● **Dataset section**
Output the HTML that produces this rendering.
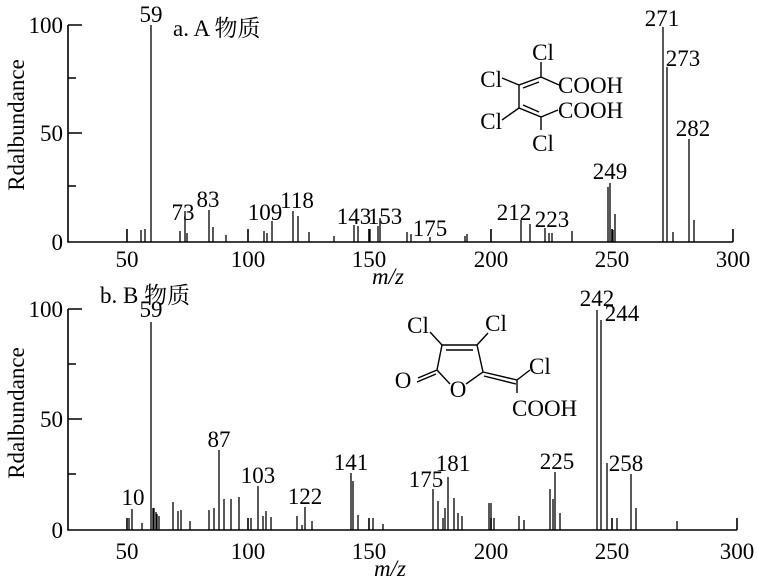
<!DOCTYPE html>
<html><head><meta charset="utf-8"><style>
html,body{margin:0;padding:0;background:#fff;}
svg{display:block;}
text{font-family:"Liberation Serif","Noto Serif CJK SC","Noto Sans CJK SC",serif;fill:#000;}
</style></head><body>
<svg width="757" height="580" viewBox="0 0 757 580" xmlns="http://www.w3.org/2000/svg">
<g stroke="#000" stroke-width="1.6" fill="none">
<path d="M68 25V242H733"/>
<path d="M68 25H82M68 78H76M68 133H82M68 186H76"/>
<path d="M127 242v-13M248 242v-13M369 242v-13M491 242v-13M612 242v-13M733 242v-13"/>
<path d="M68 309V530H737"/>
<path d="M68 309H82M68 364H76M68 419H82M68 474H76"/>
<path d="M127 530v-12M248 530v-12M369 530v-12M491 530v-12M612 530v-12M737 530v-12"/>
</g>
<g stroke="#000" stroke-width="1.3">
<path d="M141 242V230M145 242V229M151 242V25M180 242V231M185 242V211M187 242V233M209 242V210M213 242V227M226 242V235M264 242V231M267 242V233M272 242V221M293 242V211M298 242V216M309 242V232M334 242V236M354 242V225M358 242V226M370 242V229M378 242V226M380 242V218M407 242V232M411 242V234M430 242V237M465 242V236M467 242V234M521 242V220M530 242V224M545 242V228M549 242V233M552 242V233M572 242V231M608 242V187M610 242V183M613 242V230M615 242V214M663 242V27M667 242V67M673 242V232M689 242V139M694 242V220"/>
<path d="M129 530V518M132 530V509M142 530V523M151 530V322M153 530V508M154 530V508M156 530V512M157 530V514M159 530V516M173 530V502M178 530V511M181 530V510M190 530V521M209 530V510M214 530V508M219 530V450M224 530V499M231 530V499M239 530V497M251 530V518M258 530V486M263 530V516M266 530V511M271 530V517M297 530V516M302 530V525M305 530V507M312 530V521M351 530V473M353 530V481M358 530V515M373 530V518M383 530V524M433 530V489M438 530V501M443 530V518M445 530V508M448 530V477M454 530V498M458 530V513M462 530V516M489 530V503M491 530V503M494 530V518M519 530V516M524 530V520M550 530V489M553 530V499M555 530V472M560 530V513M597 530V310M601 530V320M607 530V463M617 530V518M631 530V474M636 530V508M677 530V521"/>
</g>
<g stroke="#000" stroke-width="1.4" fill="none">
<path d="M541 62V77L519 85V108L541 117V130M541 77L559 85M541 117L558 110M502 78L519 85M502 120L519 108M523 88L539 82M523 105L539 112"/>
</g>
<g font-size="23">
<text x="543" y="60" text-anchor="middle">Cl</text>
<text x="502" y="87" text-anchor="end">Cl</text>
<text x="558" y="93">COOH</text>
<text x="558" y="118">COOH</text>
<text x="502" y="129" text-anchor="end">Cl</text>
<text x="543" y="151" text-anchor="middle">Cl</text>
</g>
<g stroke="#000" stroke-width="1.4" fill="none">
<path d="M442 345L477 345L483 372L466 384M450 384L437 370L442 345M446 350L473 350M430 332L442 345M488 333L477 345M437 370L418 378M436 374L417 382M483 372L517 380M484 376L516 384M517 380L530 370M517 380V393"/>
</g>
<g font-size="23">
<text x="418" y="333" text-anchor="middle">Cl</text>
<text x="496" y="331" text-anchor="middle">Cl</text>
<text x="529" y="374">Cl</text>
<text x="403" y="388" text-anchor="middle">O</text>
<text x="458" y="397" text-anchor="middle">O</text>
<text x="512" y="416">COOH</text>
</g>
<g font-size="23">
<text x="63" y="33" text-anchor="end">100</text>
<text x="63" y="141" text-anchor="end">50</text>
<text x="63" y="250" text-anchor="end">0</text>
<text x="63" y="317" text-anchor="end">100</text>
<text x="63" y="427" text-anchor="end">50</text>
<text x="63" y="538" text-anchor="end">0</text>
<g text-anchor="middle">
<text x="127" y="267">50</text><text x="248" y="267">100</text><text x="369" y="267">150</text><text x="491" y="267">200</text><text x="612" y="267">250</text><text x="733" y="267">300</text>
<text x="127" y="559">50</text><text x="248" y="559">100</text><text x="369" y="559">150</text><text x="491" y="559">200</text><text x="612" y="559">250</text><text x="737" y="559">300</text>
</g>
<text x="24" y="125" text-anchor="middle" transform="rotate(-90 24 125)">Rdalbundance</text>
<text x="24" y="413" text-anchor="middle" transform="rotate(-90 24 413)">Rdalbundance</text>
<text x="388" y="284" text-anchor="middle" font-style="italic">m/z</text>
<text x="390" y="576" text-anchor="middle" font-style="italic">m/z</text>
<text x="173" y="36">a. A 物质</text>
<text x="100" y="303">b. B 物质</text>
<text x="151" y="22" text-anchor="middle">59</text>
<text x="183" y="220" text-anchor="middle">73</text>
<text x="208" y="207" text-anchor="middle">83</text>
<text x="265" y="220" text-anchor="middle">109</text>
<text x="297" y="208" text-anchor="middle">118</text>
<text x="354" y="224" text-anchor="middle">143</text>
<text x="385" y="224" text-anchor="middle">153</text>
<text x="430" y="236" text-anchor="middle">175</text>
<text x="514" y="220" text-anchor="middle">212</text>
<text x="552" y="227" text-anchor="middle">223</text>
<text x="610" y="179" text-anchor="middle">249</text>
<text x="662" y="26" text-anchor="middle">271</text>
<text x="683" y="66" text-anchor="middle">273</text>
<text x="693" y="136" text-anchor="middle">282</text>
<text x="151" y="317" text-anchor="middle">59</text>
<text x="133" y="505" text-anchor="middle">10</text>
<text x="219" y="447" text-anchor="middle">87</text>
<text x="258" y="483" text-anchor="middle">103</text>
<text x="305" y="504" text-anchor="middle">122</text>
<text x="351" y="470" text-anchor="middle">141</text>
<text x="426" y="487" text-anchor="middle">175</text>
<text x="453" y="471" text-anchor="middle">181</text>
<text x="557" y="469" text-anchor="middle">225</text>
<text x="597" y="306" text-anchor="middle">242</text>
<text x="622" y="321" text-anchor="middle">244</text>
<text x="626" y="471" text-anchor="middle">258</text>
</g>
</svg>
</body></html>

● **What the task requires**
Using the data above, print every line exactly, omitting pictures.

● **Complete answer**
Output the HTML that produces this rendering.
<!DOCTYPE html>
<html><head><meta charset="utf-8"><style>
html,body{margin:0;padding:0;background:#fff;}
svg{display:block;}
text{font-family:"Liberation Serif","Noto Serif CJK SC","Noto Sans CJK SC",serif;fill:#000;}
</style></head><body>
<svg width="757" height="580" viewBox="0 0 757 580" xmlns="http://www.w3.org/2000/svg">
<g stroke="#000" stroke-width="1.6" fill="none">
<path d="M68 25V242H733"/>
<path d="M68 25H82M68 78H76M68 133H82M68 186H76"/>
<path d="M127 242v-13M248 242v-13M369 242v-13M491 242v-13M612 242v-13M733 242v-13"/>
<path d="M68 309V530H737"/>
<path d="M68 309H82M68 364H76M68 419H82M68 474H76"/>
<path d="M127 530v-12M248 530v-12M369 530v-12M491 530v-12M612 530v-12M737 530v-12"/>
</g>
<g stroke="#000" stroke-width="1.3">
<path d="M141 242V230M145 242V229M151 242V25M180 242V231M185 242V211M187 242V233M209 242V210M213 242V227M226 242V235M264 242V231M267 242V233M272 242V221M293 242V211M298 242V216M309 242V232M334 242V236M354 242V225M358 242V226M370 242V229M378 242V226M380 242V218M407 242V232M411 242V234M430 242V237M465 242V236M467 242V234M521 242V220M530 242V224M545 242V228M549 242V233M552 242V233M572 242V231M608 242V187M610 242V183M613 242V230M615 242V214M663 242V27M667 242V67M673 242V232M689 242V139M694 242V220"/>
<path d="M129 530V518M132 530V509M142 530V523M151 530V322M153 530V508M154 530V508M156 530V512M157 530V514M159 530V516M173 530V502M178 530V511M181 530V510M190 530V521M209 530V510M214 530V508M219 530V450M224 530V499M231 530V499M239 530V497M251 530V518M258 530V486M263 530V516M266 530V511M271 530V517M297 530V516M302 530V525M305 530V507M312 530V521M351 530V473M353 530V481M358 530V515M373 530V518M383 530V524M433 530V489M438 530V501M443 530V518M445 530V508M448 530V477M454 530V498M458 530V513M462 530V516M489 530V503M491 530V503M494 530V518M519 530V516M524 530V520M550 530V489M553 530V499M555 530V472M560 530V513M597 530V310M601 530V320M607 530V463M617 530V518M631 530V474M636 530V508M677 530V521"/>
</g>
<g stroke="#000" stroke-width="1.4" fill="none">
<path d="M541 62V77L519 85V108L541 117V130M541 77L559 85M541 117L558 110M502 78L519 85M502 120L519 108M523 88L539 82M523 105L539 112"/>
</g>
<g font-size="23">
<text x="543" y="60" text-anchor="middle">Cl</text>
<text x="502" y="87" text-anchor="end">Cl</text>
<text x="558" y="93">COOH</text>
<text x="558" y="118">COOH</text>
<text x="502" y="129" text-anchor="end">Cl</text>
<text x="543" y="151" text-anchor="middle">Cl</text>
</g>
<g stroke="#000" stroke-width="1.4" fill="none">
<path d="M442 345L477 345L483 372L466 384M450 384L437 370L442 345M446 350L473 350M430 332L442 345M488 333L477 345M437 370L418 378M436 374L417 382M483 372L517 380M484 376L516 384M517 380L530 370M517 380V393"/>
</g>
<g font-size="23">
<text x="418" y="333" text-anchor="middle">Cl</text>
<text x="496" y="331" text-anchor="middle">Cl</text>
<text x="529" y="374">Cl</text>
<text x="403" y="388" text-anchor="middle">O</text>
<text x="458" y="397" text-anchor="middle">O</text>
<text x="512" y="416">COOH</text>
</g>
<g font-size="23">
<text x="63" y="33" text-anchor="end">100</text>
<text x="63" y="141" text-anchor="end">50</text>
<text x="63" y="250" text-anchor="end">0</text>
<text x="63" y="317" text-anchor="end">100</text>
<text x="63" y="427" text-anchor="end">50</text>
<text x="63" y="538" text-anchor="end">0</text>
<g text-anchor="middle">
<text x="127" y="267">50</text><text x="248" y="267">100</text><text x="369" y="267">150</text><text x="491" y="267">200</text><text x="612" y="267">250</text><text x="733" y="267">300</text>
<text x="127" y="559">50</text><text x="248" y="559">100</text><text x="369" y="559">150</text><text x="491" y="559">200</text><text x="612" y="559">250</text><text x="737" y="559">300</text>
</g>
<text x="24" y="125" text-anchor="middle" transform="rotate(-90 24 125)">Rdalbundance</text>
<text x="24" y="413" text-anchor="middle" transform="rotate(-90 24 413)">Rdalbundance</text>
<text x="388" y="284" text-anchor="middle" font-style="italic">m/z</text>
<text x="390" y="576" text-anchor="middle" font-style="italic">m/z</text>
<text x="173" y="36">a. A 物质</text>
<text x="100" y="303">b. B 物质</text>
<text x="151" y="22" text-anchor="middle">59</text>
<text x="183" y="220" text-anchor="middle">73</text>
<text x="208" y="207" text-anchor="middle">83</text>
<text x="265" y="220" text-anchor="middle">109</text>
<text x="297" y="208" text-anchor="middle">118</text>
<text x="354" y="224" text-anchor="middle">143</text>
<text x="385" y="224" text-anchor="middle">153</text>
<text x="430" y="236" text-anchor="middle">175</text>
<text x="514" y="220" text-anchor="middle">212</text>
<text x="552" y="227" text-anchor="middle">223</text>
<text x="610" y="179" text-anchor="middle">249</text>
<text x="662" y="26" text-anchor="middle">271</text>
<text x="683" y="66" text-anchor="middle">273</text>
<text x="693" y="136" text-anchor="middle">282</text>
<text x="151" y="317" text-anchor="middle">59</text>
<text x="133" y="505" text-anchor="middle">10</text>
<text x="219" y="447" text-anchor="middle">87</text>
<text x="258" y="483" text-anchor="middle">103</text>
<text x="305" y="504" text-anchor="middle">122</text>
<text x="351" y="470" text-anchor="middle">141</text>
<text x="426" y="487" text-anchor="middle">175</text>
<text x="453" y="471" text-anchor="middle">181</text>
<text x="557" y="469" text-anchor="middle">225</text>
<text x="597" y="306" text-anchor="middle">242</text>
<text x="622" y="321" text-anchor="middle">244</text>
<text x="626" y="471" text-anchor="middle">258</text>
</g>
</svg>
</body></html>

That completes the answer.